*STORED RECORDS*:
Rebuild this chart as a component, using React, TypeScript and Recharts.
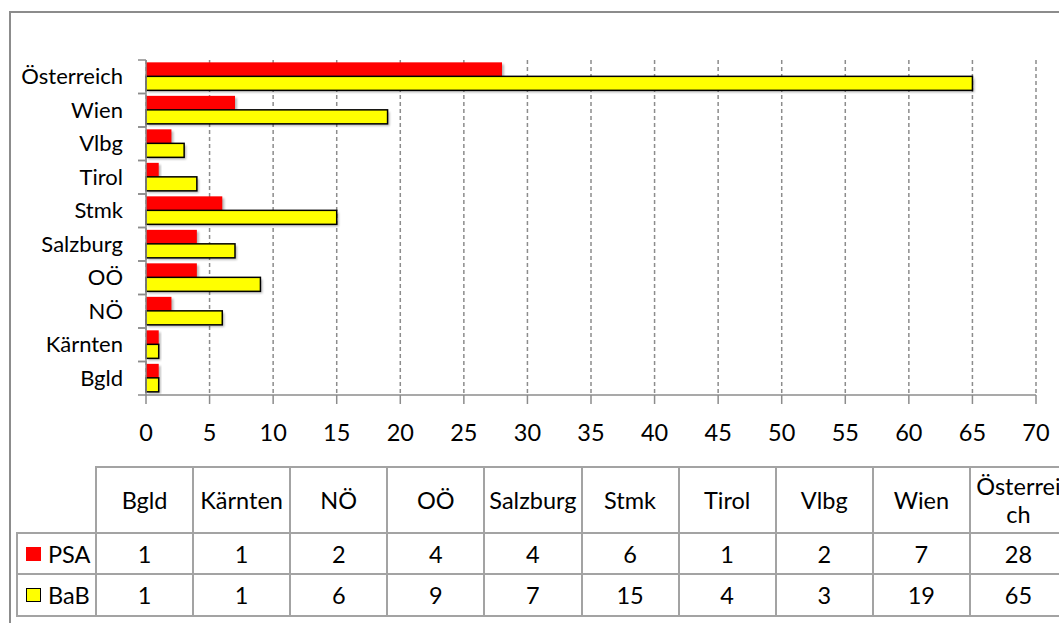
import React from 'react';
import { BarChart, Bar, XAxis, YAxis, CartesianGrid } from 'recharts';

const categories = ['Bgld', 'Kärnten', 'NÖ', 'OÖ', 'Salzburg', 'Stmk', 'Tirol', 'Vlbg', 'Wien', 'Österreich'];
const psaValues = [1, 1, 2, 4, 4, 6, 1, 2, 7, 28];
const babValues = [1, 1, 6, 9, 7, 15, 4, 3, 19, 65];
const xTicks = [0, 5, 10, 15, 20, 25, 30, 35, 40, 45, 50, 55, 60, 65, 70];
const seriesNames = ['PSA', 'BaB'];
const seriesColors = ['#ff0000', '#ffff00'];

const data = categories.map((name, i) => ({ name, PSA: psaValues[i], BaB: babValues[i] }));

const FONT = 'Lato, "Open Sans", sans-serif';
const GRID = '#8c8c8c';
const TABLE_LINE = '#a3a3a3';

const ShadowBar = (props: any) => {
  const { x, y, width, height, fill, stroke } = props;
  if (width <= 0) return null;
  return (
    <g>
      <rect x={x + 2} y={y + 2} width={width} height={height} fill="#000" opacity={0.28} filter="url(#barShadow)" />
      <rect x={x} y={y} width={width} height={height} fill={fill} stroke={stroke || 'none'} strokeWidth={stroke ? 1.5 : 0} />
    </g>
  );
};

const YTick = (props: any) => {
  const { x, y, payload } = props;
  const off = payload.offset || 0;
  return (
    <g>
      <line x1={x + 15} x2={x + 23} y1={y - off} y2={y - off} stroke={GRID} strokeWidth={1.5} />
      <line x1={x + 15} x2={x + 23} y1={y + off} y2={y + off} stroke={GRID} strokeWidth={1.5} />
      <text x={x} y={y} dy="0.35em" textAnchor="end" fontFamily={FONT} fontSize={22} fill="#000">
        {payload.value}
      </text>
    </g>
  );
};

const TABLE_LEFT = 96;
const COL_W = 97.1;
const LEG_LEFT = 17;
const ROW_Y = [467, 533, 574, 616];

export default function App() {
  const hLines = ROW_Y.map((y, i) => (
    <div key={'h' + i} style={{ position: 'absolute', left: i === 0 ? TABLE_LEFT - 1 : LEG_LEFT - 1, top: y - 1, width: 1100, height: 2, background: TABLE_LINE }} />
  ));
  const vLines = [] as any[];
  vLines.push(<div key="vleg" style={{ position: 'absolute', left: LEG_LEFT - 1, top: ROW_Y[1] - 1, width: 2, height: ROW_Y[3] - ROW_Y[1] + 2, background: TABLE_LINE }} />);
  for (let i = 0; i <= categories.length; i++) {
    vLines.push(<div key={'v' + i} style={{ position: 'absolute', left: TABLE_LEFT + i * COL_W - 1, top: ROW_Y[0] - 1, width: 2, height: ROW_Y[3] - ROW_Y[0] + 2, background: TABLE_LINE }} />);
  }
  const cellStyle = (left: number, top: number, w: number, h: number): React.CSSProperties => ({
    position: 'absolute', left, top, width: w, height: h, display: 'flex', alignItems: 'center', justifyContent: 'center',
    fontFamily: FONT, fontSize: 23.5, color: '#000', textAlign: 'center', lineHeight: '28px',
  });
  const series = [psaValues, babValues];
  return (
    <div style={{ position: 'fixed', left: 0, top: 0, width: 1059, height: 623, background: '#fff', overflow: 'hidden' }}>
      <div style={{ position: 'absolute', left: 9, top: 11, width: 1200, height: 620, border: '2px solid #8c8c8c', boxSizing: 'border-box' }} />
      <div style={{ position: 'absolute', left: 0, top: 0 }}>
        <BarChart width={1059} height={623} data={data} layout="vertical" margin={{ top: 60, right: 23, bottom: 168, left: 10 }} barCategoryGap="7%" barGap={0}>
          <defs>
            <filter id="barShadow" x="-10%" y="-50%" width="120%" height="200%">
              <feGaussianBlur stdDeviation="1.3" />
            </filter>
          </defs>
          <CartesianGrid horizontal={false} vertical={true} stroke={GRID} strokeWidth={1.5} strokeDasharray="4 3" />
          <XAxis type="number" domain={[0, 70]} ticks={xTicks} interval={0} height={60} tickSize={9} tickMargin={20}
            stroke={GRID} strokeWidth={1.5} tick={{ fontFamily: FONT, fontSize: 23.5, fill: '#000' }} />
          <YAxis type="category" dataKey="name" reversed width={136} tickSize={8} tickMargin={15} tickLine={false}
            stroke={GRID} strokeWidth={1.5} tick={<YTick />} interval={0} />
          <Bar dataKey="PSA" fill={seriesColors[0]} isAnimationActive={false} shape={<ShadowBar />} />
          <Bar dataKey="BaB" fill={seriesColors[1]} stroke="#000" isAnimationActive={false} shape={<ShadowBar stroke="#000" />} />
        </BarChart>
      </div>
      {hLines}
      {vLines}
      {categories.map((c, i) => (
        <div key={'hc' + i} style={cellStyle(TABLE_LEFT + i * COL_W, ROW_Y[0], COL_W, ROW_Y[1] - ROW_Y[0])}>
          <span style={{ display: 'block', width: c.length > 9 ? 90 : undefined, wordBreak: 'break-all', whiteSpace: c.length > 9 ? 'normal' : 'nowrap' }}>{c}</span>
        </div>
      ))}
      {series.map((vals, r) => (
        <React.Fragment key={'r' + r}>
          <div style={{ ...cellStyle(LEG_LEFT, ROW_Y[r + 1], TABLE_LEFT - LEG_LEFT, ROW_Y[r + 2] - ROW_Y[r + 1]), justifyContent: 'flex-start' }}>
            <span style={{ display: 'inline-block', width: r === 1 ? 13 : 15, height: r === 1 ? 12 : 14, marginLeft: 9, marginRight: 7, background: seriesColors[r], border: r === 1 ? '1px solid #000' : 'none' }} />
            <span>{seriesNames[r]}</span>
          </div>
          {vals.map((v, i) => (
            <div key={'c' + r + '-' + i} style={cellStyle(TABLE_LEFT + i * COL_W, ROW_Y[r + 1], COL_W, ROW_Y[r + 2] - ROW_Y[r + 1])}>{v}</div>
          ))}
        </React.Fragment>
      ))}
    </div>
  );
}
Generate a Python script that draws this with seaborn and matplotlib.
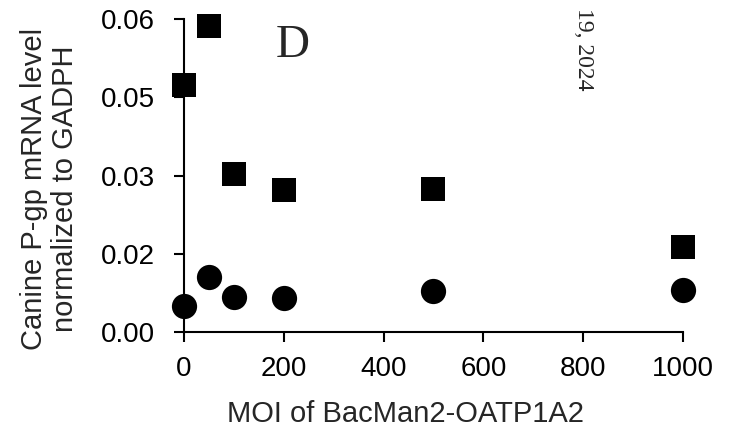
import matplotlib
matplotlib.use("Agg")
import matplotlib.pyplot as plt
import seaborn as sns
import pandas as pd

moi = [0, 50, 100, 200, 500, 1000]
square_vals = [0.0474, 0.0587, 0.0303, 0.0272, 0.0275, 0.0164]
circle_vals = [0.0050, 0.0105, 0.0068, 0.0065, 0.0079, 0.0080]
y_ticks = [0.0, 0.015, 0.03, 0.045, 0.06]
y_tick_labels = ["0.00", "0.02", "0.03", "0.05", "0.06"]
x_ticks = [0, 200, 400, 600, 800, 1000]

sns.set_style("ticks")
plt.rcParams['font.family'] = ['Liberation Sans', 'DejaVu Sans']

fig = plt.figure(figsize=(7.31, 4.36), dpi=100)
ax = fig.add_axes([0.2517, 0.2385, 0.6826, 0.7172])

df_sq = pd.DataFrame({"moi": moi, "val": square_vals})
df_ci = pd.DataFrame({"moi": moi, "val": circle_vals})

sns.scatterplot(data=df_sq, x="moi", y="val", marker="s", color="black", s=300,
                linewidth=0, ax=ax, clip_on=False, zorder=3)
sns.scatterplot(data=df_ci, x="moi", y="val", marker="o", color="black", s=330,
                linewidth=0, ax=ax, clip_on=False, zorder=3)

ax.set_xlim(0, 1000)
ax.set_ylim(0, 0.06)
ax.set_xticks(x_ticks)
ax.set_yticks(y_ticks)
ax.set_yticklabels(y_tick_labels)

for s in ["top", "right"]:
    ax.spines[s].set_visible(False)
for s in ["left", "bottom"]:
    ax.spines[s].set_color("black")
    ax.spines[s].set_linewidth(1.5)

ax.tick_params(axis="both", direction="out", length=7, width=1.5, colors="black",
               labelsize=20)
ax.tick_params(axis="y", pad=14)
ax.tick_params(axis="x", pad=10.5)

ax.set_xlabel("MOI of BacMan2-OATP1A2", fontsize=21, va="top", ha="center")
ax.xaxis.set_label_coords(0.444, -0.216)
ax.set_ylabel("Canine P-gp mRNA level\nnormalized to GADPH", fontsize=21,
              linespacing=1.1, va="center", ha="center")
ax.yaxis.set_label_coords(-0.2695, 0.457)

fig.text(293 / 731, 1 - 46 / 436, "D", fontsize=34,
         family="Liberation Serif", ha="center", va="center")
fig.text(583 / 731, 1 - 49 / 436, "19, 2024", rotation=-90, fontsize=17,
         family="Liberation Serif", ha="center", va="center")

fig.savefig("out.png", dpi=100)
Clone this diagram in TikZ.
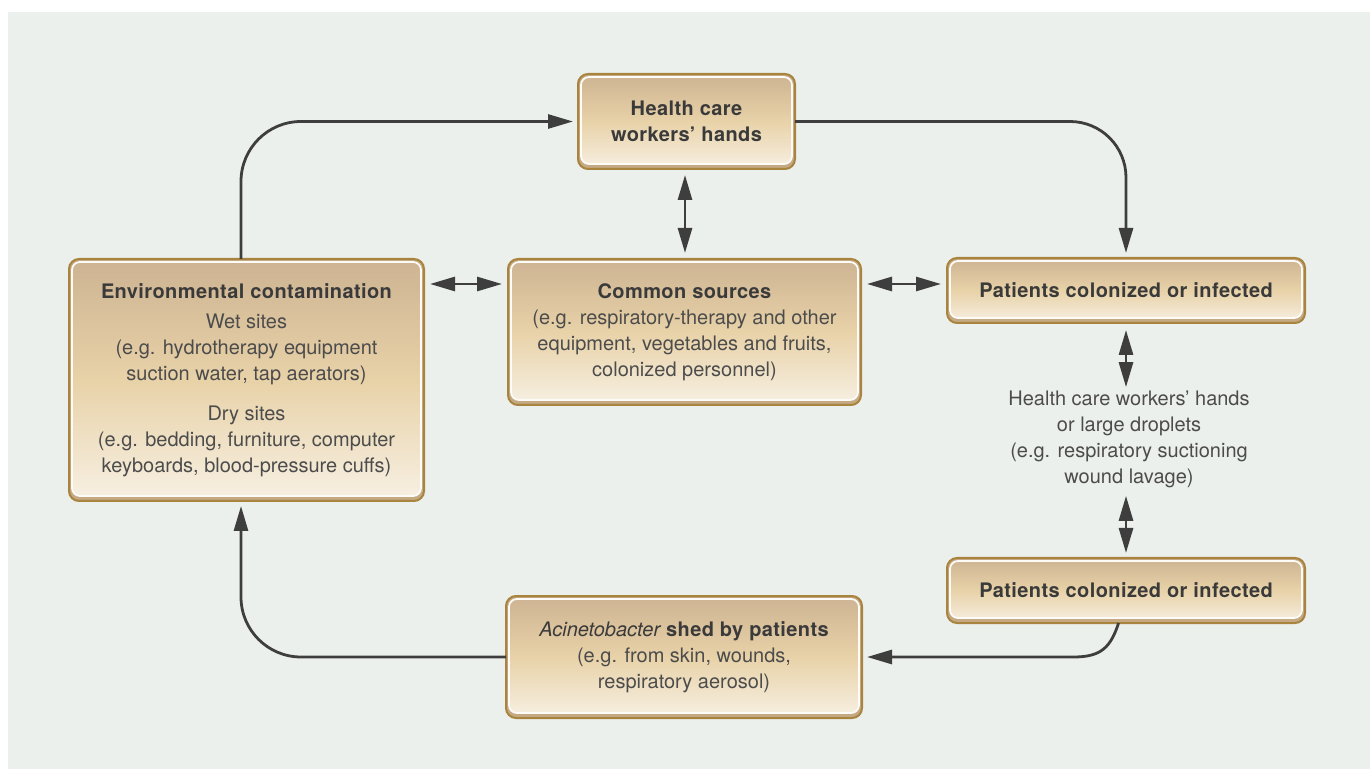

*PROBLEM TO SOLVE*:
Look through the entries and return every line where "React" appears.

*RESULT OF THE TASK*:
Rebuild this chart as a component, using React, TypeScript and Recharts.
import React from 'react';
  const cellStyle = (left: number, top: number, w: number, h: number): React.CSSProperties => ({
        <React.Fragment key={'r' + r}>
        </React.Fragment>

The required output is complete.